Material:
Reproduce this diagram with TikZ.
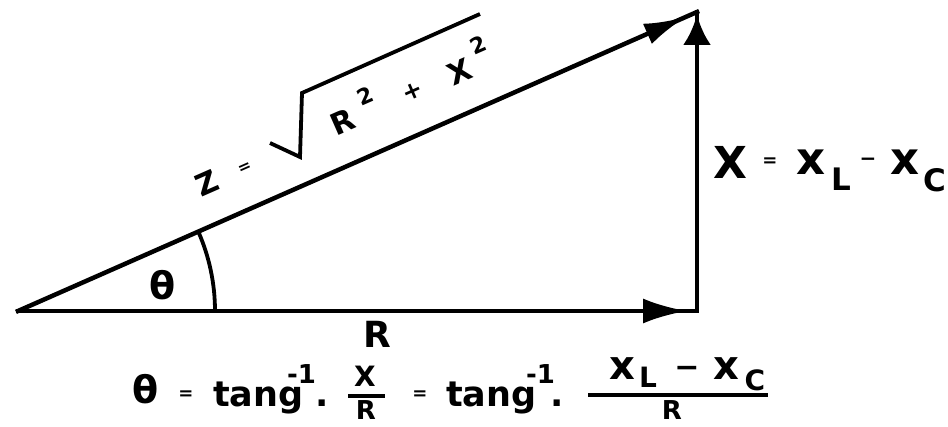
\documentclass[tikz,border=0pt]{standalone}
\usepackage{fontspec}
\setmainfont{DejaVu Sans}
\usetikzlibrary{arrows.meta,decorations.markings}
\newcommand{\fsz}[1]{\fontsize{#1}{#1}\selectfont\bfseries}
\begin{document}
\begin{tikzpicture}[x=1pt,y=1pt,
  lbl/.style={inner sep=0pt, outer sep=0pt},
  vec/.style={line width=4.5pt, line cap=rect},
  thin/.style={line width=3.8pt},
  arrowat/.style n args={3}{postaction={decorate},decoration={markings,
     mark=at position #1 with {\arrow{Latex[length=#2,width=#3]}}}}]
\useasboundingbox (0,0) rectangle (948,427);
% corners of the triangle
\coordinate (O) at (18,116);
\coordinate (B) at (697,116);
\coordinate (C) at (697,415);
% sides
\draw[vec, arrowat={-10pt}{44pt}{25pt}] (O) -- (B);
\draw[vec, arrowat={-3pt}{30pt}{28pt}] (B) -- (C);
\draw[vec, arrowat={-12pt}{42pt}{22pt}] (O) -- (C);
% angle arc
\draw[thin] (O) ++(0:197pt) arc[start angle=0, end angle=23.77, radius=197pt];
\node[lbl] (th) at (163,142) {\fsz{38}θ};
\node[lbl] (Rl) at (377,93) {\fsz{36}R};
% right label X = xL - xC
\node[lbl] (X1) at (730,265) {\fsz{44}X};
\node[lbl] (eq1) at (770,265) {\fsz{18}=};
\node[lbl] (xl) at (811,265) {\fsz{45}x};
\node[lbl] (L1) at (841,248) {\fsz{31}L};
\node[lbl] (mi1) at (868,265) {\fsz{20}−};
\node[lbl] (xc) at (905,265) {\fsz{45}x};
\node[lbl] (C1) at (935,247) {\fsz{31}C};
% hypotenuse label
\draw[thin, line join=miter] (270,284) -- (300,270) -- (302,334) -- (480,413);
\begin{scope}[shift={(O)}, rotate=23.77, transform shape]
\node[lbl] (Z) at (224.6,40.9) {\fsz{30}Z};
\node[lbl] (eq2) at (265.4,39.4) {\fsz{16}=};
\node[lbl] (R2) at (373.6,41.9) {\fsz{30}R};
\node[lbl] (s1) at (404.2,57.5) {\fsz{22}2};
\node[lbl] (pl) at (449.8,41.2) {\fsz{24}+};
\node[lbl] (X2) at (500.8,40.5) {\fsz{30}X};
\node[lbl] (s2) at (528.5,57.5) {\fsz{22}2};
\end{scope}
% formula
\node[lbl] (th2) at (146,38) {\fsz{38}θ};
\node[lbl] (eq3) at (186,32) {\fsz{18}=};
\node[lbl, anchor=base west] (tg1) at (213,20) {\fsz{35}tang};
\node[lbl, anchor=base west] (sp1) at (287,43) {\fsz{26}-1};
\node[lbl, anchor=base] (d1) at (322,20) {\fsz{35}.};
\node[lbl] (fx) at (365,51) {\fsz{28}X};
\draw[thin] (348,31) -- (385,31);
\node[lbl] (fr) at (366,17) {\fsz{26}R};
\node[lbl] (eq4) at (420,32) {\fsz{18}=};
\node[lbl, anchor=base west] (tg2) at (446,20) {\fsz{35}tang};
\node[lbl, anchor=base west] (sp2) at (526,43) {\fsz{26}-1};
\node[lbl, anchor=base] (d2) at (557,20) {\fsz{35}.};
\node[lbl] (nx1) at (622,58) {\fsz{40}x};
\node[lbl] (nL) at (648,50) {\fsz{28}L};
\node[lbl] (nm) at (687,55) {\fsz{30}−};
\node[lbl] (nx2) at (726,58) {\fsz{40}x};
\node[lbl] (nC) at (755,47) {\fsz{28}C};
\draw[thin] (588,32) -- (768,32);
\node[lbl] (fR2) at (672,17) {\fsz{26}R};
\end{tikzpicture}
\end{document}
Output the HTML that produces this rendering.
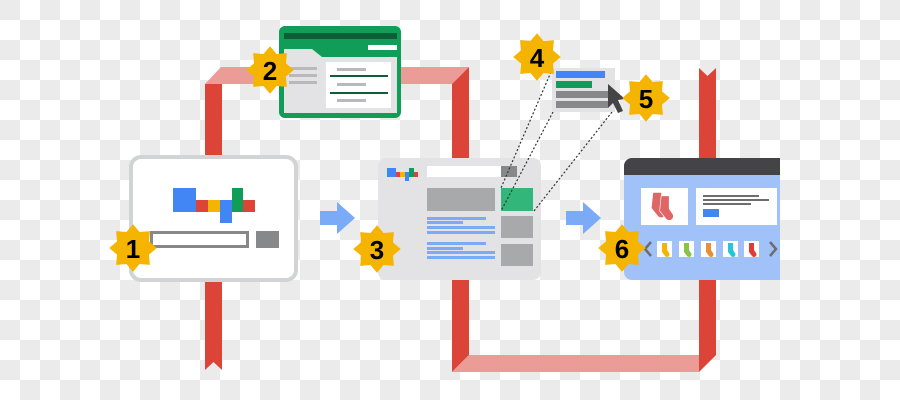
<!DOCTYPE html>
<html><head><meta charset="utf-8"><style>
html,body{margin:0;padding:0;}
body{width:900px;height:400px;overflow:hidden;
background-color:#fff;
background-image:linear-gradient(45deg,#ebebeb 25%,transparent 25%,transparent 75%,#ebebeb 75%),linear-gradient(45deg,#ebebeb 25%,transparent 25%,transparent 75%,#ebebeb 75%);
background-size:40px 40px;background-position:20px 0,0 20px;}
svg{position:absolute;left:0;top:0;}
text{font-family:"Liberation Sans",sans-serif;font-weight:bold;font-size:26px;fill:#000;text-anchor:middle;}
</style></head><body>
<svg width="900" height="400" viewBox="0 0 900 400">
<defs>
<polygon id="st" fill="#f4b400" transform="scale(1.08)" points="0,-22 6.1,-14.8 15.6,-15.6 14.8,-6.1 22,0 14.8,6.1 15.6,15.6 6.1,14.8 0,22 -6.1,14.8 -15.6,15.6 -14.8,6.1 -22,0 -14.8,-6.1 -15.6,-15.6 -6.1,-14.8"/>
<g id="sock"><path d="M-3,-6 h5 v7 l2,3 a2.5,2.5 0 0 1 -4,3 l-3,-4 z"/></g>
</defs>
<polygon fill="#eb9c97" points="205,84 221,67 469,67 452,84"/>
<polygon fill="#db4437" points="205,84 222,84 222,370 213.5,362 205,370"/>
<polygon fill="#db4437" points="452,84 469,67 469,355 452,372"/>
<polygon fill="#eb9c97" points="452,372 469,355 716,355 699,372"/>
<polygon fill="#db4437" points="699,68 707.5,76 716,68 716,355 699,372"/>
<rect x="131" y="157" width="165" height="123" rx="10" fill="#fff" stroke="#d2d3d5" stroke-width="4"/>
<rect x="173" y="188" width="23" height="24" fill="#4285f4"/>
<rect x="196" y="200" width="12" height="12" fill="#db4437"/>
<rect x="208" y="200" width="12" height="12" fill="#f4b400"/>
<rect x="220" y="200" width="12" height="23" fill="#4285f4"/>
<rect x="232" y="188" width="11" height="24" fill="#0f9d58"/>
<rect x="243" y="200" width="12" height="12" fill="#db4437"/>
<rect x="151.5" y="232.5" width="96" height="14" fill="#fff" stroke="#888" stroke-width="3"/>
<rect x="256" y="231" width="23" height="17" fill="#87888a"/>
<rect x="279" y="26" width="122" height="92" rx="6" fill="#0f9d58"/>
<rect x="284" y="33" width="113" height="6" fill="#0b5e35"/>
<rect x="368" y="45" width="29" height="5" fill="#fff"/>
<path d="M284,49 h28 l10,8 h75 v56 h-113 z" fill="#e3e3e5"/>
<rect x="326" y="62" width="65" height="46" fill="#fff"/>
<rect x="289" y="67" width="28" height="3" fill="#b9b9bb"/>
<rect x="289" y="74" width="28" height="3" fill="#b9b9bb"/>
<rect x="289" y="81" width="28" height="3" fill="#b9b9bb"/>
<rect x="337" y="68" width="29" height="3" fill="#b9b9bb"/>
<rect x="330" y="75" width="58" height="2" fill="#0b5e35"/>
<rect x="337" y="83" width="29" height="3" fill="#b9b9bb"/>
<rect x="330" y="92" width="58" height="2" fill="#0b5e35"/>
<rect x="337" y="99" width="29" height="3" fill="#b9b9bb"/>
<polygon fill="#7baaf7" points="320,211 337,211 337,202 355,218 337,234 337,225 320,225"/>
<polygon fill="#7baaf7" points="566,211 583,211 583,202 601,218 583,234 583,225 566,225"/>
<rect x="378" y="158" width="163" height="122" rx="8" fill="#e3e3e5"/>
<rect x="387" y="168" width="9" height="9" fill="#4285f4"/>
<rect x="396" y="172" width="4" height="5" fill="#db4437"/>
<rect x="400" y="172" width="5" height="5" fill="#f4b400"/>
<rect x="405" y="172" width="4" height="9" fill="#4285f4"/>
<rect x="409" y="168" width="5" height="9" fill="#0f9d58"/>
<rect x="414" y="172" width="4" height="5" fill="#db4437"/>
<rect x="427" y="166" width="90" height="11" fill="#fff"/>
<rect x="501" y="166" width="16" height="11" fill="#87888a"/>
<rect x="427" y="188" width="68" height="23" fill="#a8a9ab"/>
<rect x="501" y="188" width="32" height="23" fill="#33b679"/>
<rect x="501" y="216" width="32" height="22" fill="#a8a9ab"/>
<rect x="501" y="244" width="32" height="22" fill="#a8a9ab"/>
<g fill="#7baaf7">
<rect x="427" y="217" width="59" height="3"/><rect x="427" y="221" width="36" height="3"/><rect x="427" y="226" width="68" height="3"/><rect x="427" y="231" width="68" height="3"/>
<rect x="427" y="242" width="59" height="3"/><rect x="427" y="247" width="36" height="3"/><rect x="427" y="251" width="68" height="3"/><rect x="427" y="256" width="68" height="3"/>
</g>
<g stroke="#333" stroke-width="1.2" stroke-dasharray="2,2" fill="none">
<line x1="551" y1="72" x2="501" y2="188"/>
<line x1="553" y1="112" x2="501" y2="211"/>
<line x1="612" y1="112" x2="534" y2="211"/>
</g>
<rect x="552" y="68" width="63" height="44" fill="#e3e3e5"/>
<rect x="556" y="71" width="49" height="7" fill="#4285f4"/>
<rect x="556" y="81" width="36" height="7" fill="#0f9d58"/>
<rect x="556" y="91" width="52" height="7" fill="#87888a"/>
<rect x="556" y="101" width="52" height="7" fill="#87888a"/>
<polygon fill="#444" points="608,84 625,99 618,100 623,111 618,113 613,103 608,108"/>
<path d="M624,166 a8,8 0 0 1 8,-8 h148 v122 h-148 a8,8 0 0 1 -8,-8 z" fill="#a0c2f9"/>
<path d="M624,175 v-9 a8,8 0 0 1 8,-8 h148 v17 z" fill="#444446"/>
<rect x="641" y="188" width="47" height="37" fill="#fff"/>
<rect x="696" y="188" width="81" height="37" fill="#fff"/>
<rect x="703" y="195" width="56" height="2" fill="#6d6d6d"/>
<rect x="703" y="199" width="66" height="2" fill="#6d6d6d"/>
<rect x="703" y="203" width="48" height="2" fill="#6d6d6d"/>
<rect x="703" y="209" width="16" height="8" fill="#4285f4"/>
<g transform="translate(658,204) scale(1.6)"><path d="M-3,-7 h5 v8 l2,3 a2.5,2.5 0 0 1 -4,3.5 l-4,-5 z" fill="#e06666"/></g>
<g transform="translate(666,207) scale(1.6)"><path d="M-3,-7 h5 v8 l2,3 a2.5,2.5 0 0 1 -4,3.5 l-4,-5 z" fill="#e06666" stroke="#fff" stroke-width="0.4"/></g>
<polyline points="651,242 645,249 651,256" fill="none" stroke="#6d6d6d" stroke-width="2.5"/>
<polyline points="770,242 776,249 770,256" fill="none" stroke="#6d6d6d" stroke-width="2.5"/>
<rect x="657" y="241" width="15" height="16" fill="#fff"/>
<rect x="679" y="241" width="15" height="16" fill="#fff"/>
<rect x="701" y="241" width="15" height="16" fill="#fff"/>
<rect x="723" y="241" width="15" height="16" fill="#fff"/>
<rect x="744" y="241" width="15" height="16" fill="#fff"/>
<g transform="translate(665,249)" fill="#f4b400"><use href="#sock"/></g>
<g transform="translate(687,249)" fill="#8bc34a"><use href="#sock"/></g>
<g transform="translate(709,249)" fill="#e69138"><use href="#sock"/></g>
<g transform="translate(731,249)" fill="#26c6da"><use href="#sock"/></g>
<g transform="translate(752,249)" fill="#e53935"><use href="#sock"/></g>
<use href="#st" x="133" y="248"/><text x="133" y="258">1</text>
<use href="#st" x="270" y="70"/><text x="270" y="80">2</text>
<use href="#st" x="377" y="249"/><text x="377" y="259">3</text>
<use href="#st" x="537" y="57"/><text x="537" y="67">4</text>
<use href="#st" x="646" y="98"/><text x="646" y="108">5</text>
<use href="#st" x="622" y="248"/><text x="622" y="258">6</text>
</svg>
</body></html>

Task: Where a line in the entries holds "with", copy that line.

Answer to this exercise:
Reproduce this diagram with TikZ.
     mark=at position #1 with {\arrow{Latex[length=#2,width=#3]}}}}]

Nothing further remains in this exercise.